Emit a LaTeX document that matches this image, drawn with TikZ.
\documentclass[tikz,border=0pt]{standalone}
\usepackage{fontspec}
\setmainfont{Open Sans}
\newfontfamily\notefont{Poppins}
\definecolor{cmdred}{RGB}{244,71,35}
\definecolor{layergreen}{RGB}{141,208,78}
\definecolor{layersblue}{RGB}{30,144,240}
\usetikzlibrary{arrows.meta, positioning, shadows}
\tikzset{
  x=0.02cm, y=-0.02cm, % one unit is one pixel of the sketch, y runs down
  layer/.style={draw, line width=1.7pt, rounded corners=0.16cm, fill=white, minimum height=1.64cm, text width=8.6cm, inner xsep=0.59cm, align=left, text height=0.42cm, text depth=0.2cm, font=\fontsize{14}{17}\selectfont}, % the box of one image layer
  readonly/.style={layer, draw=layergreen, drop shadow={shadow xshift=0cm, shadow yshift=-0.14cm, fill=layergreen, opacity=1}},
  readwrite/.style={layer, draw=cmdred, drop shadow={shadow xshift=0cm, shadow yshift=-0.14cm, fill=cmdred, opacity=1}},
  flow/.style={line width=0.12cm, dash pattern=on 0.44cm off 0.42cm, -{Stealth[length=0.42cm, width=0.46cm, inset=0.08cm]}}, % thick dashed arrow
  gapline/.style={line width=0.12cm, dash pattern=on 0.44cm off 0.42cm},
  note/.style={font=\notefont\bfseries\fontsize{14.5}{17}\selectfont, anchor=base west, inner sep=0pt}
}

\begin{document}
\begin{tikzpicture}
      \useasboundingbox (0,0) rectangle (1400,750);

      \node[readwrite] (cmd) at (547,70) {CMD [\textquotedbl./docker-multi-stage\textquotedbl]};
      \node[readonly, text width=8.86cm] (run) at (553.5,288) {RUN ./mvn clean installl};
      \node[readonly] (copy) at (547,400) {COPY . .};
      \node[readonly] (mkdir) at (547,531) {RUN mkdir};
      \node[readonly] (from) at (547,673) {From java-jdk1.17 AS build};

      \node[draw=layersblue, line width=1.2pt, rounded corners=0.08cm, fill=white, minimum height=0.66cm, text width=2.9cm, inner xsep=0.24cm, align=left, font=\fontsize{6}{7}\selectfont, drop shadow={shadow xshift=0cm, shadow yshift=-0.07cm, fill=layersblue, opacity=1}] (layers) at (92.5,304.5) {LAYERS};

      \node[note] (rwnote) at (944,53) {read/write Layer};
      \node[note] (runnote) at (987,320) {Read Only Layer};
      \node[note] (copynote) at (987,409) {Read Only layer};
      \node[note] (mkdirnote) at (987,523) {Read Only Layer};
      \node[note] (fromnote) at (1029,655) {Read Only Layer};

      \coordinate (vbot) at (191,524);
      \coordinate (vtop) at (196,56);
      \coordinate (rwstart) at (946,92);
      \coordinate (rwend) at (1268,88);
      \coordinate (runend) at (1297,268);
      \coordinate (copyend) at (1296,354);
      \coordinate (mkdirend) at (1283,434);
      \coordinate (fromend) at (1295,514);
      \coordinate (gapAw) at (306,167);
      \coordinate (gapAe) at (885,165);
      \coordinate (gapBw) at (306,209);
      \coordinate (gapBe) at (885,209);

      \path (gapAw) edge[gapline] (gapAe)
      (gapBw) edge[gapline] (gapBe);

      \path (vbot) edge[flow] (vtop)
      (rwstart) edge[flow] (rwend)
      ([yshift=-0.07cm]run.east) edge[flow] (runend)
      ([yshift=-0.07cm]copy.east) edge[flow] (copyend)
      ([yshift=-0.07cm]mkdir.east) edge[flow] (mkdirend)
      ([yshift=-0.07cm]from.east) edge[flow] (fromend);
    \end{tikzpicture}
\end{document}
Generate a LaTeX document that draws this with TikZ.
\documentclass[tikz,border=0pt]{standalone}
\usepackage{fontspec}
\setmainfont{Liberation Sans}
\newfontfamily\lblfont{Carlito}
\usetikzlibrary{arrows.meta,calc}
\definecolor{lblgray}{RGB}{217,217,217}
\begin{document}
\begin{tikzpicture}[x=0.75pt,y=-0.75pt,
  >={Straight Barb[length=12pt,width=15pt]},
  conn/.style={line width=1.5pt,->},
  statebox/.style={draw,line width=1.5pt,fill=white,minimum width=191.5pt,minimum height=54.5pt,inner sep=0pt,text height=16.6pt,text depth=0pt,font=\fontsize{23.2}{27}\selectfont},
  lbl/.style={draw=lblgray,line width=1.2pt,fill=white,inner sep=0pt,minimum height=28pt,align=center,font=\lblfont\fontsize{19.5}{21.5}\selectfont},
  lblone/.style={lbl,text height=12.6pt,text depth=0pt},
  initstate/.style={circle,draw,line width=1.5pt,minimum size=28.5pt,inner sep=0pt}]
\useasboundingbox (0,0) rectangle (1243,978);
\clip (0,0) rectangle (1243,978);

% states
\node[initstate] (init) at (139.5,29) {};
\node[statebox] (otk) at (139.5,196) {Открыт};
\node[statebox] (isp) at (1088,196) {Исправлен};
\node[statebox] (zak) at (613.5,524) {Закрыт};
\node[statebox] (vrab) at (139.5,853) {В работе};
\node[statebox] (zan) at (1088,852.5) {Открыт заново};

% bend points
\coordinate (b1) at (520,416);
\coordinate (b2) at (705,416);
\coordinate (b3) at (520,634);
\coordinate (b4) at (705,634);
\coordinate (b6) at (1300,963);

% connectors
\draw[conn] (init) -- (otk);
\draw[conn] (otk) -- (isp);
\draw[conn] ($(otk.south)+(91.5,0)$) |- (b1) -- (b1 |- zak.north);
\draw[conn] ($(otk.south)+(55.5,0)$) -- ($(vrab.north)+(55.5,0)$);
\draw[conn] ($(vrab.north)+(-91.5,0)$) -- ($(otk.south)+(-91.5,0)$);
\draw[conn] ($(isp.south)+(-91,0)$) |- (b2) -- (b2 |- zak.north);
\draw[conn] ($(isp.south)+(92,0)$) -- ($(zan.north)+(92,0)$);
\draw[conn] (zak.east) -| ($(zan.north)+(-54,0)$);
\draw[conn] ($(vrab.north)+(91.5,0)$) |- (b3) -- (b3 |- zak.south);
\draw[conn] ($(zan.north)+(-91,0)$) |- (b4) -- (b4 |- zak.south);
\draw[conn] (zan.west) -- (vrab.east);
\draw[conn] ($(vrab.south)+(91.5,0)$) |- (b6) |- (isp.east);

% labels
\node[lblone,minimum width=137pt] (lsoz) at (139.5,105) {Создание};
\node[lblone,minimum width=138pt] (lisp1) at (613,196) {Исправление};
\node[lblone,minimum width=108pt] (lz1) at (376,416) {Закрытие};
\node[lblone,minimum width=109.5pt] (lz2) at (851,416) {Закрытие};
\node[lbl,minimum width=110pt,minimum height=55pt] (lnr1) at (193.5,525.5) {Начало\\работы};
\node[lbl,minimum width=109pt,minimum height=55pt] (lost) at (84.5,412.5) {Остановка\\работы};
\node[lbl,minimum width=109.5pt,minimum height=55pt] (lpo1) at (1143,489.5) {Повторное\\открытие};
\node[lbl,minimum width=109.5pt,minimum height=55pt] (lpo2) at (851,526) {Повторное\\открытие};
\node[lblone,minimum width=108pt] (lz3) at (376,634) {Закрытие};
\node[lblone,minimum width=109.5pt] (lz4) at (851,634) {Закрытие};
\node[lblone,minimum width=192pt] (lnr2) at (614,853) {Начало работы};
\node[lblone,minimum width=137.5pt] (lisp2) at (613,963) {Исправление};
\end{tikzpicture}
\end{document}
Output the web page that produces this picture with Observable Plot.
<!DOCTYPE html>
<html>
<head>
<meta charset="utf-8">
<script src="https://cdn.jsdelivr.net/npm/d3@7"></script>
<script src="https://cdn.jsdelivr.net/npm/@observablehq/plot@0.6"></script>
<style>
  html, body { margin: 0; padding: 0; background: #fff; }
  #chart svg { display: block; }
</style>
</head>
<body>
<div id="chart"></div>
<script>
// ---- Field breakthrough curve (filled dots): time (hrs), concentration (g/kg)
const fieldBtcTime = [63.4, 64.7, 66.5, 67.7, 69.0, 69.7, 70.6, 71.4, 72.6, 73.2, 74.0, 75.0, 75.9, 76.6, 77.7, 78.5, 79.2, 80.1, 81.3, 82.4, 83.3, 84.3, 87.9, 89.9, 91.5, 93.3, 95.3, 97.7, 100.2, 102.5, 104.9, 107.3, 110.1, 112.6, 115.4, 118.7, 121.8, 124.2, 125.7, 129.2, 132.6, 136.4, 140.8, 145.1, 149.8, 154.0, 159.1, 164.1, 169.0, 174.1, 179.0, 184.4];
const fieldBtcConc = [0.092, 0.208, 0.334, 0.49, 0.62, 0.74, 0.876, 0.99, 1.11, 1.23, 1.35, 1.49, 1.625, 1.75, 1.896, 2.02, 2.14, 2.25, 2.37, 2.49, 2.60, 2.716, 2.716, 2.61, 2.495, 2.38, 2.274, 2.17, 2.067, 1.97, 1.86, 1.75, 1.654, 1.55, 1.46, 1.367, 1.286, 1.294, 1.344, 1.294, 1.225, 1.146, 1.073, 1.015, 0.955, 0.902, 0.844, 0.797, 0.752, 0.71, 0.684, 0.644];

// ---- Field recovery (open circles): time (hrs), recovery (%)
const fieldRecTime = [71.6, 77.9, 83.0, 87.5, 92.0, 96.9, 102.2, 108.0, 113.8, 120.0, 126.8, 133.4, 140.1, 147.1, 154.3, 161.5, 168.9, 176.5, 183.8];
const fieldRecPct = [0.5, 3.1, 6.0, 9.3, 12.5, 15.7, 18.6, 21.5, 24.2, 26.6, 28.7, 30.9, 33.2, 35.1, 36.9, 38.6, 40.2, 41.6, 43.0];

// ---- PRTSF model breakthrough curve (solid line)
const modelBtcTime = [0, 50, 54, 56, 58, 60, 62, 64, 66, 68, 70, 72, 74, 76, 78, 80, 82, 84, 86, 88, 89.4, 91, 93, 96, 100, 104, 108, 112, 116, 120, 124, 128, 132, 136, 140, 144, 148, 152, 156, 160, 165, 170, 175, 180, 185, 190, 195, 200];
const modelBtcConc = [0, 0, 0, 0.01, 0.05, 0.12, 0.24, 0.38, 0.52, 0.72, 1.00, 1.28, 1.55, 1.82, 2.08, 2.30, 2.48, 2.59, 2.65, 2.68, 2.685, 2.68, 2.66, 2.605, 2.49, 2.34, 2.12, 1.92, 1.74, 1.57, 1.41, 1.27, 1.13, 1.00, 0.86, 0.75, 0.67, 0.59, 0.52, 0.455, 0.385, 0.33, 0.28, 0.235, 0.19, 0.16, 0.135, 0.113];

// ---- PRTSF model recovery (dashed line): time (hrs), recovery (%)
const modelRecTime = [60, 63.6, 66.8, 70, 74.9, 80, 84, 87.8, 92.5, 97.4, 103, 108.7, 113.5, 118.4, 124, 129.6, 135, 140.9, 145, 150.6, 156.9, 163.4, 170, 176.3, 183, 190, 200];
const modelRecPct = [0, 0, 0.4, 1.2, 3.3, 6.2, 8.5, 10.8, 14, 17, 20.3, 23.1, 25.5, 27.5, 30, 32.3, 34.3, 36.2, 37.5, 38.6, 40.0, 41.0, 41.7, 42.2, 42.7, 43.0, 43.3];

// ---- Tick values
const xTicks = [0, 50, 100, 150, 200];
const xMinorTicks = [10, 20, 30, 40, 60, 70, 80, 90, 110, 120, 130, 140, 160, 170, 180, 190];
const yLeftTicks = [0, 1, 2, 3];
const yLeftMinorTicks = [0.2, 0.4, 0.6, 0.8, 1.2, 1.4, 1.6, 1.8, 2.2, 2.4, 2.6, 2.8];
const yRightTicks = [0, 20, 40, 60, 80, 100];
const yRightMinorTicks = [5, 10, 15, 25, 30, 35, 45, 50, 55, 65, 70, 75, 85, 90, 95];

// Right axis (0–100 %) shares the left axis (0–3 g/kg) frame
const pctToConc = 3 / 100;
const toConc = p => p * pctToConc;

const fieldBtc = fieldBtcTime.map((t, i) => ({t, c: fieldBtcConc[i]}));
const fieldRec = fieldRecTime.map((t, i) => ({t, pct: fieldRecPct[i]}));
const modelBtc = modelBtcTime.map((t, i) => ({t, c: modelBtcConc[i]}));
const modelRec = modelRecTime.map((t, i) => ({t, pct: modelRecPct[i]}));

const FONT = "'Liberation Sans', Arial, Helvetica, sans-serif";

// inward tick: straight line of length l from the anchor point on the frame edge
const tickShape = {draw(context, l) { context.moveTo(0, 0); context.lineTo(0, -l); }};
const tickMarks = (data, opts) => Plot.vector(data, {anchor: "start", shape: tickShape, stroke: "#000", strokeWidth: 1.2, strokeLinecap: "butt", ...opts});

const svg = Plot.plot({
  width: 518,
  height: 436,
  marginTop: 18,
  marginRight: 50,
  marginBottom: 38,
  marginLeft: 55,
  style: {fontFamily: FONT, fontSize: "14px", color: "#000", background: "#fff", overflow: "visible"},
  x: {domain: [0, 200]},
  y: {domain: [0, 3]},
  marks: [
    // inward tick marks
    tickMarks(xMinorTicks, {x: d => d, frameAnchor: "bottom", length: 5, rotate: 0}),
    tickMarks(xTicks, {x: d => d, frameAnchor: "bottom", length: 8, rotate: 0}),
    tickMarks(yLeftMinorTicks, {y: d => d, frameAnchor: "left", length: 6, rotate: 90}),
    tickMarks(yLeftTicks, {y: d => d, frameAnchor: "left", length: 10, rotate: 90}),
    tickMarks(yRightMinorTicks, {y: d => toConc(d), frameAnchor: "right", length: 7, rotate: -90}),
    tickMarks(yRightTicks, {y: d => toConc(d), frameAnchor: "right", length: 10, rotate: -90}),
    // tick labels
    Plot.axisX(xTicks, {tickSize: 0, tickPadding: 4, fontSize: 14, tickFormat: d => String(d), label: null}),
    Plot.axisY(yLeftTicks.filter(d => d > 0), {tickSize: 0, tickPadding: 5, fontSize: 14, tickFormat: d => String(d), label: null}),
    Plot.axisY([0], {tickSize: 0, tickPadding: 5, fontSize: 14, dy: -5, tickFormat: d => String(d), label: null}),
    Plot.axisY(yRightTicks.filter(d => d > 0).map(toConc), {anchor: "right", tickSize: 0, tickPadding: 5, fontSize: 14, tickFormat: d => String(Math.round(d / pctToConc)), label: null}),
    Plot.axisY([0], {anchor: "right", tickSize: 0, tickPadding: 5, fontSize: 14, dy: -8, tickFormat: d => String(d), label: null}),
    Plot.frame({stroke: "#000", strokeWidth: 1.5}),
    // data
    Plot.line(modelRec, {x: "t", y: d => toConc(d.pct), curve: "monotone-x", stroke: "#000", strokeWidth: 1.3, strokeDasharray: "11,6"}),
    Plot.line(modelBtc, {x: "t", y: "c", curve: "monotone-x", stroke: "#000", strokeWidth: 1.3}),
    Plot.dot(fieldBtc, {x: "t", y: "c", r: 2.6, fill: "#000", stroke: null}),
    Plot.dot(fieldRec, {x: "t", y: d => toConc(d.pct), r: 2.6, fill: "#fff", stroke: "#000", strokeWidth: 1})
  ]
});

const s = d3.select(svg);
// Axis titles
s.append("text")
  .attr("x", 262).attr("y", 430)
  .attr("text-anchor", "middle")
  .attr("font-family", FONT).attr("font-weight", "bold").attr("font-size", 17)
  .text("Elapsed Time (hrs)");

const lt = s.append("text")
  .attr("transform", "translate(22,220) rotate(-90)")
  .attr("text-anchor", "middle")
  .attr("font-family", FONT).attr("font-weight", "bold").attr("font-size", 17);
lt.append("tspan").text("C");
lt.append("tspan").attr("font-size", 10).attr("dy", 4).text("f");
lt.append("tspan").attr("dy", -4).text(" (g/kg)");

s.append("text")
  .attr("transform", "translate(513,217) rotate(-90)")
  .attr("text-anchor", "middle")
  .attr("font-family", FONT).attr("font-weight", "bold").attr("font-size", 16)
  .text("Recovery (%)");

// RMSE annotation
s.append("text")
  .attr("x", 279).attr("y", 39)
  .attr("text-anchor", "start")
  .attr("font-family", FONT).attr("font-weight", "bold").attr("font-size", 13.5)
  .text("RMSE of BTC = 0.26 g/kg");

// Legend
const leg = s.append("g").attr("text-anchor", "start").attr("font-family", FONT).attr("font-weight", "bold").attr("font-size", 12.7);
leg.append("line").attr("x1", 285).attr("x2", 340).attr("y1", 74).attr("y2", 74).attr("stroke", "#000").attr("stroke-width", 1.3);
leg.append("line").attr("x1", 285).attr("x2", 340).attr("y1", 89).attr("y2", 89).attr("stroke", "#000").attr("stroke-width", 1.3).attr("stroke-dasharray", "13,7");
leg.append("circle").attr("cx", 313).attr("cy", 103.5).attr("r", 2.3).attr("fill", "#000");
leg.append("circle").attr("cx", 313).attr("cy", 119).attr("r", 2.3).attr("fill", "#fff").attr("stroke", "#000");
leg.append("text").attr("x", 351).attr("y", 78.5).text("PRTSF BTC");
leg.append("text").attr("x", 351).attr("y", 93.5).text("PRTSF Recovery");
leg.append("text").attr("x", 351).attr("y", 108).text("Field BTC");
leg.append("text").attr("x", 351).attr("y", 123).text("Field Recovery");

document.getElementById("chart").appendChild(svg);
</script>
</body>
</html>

GOAL OF THE EXERCISE: Which lines contain "with"? Show each of them.

SOLUTION FOR THIS EXERCISE:
Emit a LaTeX document that matches this image, drawn with TikZ.
Generate a LaTeX document that draws this with TikZ.
Output the web page that produces this picture with Observable Plot.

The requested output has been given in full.